Que des étudiants, futurs avocats et juges dans le cas qui nous concerne, aient de telles attitudes est inadmissible. « Les mentalités doivent changer, j’y travaillerai sans relâche », a déclaré la ministre.

« Voilà un pas dans la bonne direction », me dit Simon Lapierre, professeur à l’École de service social de l’Université d’Ottawa, qui rappelait récemment, dans un texte éclairant sur les universités et la culture du viol, l’importance de sortir du déni entourant cette question. Contrairement à ce que certains prétendent, l’expression « culture du viol » ne signifie pas que tous les hommes sont des violeurs et que toutes les femmes sont victimes de violence sexuelle, précise-t-il. Mais il faut reconnaître que la violence sexuelle en milieu universitaire atteint un niveau alarmant. Il faut admettre que le fléau ne serait pas toléré s’il n’existait pas un contexte (organisationnel, politique, social) qui permet qu’il le soit. Un contexte où on banalise la violence sexuelle, minimise ses conséquences, déresponsabilise les agresseurs et blâme les victimes.

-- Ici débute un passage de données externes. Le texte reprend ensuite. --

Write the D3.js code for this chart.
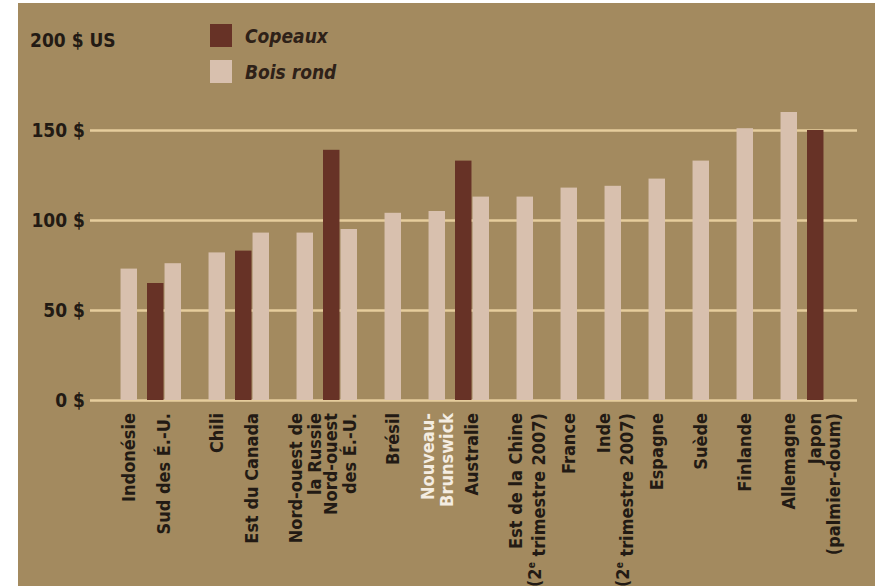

Tout en saluant la prise de position claire de la ministre Hélène David, Simon Lapierre aurait souhaité qu’elle aille plus loin encore. La ministre a dit que les universités doivent « serrer la vis ».

« Je crois que le gouvernement devrait lui-même serrer la vis aux universités qui, clairement, ne jouent pas un rôle de leadership. » — Simon Lapierre, professeur à l’École de service social de l’Université d’Ottawa

Le gouvernement du Québec aurait intérêt à s’inspirer du gouvernement de l’Ontario, où une loi force les collèges et les universités à mettre en place des mesures pour prévenir la violence sexuelle, croit Simon Lapierre.

Qu’en pense Hélène David ? Il est trop tôt pour le dire. La ministre, qui n’exclut pas la possibilité de mettre sur pied un comité spécial qui se pencherait sur cet enjeu, va commencer par rencontrer la direction des universités et les associations étudiantes. Elle promet d’être de tous les combats pour qu’émerge une prise de conscience collective beaucoup plus poussée sur ces questions. Souhaitons qu’elle puisse mettre en place les mesures qui permettront enfin de passer de la parole à l’action.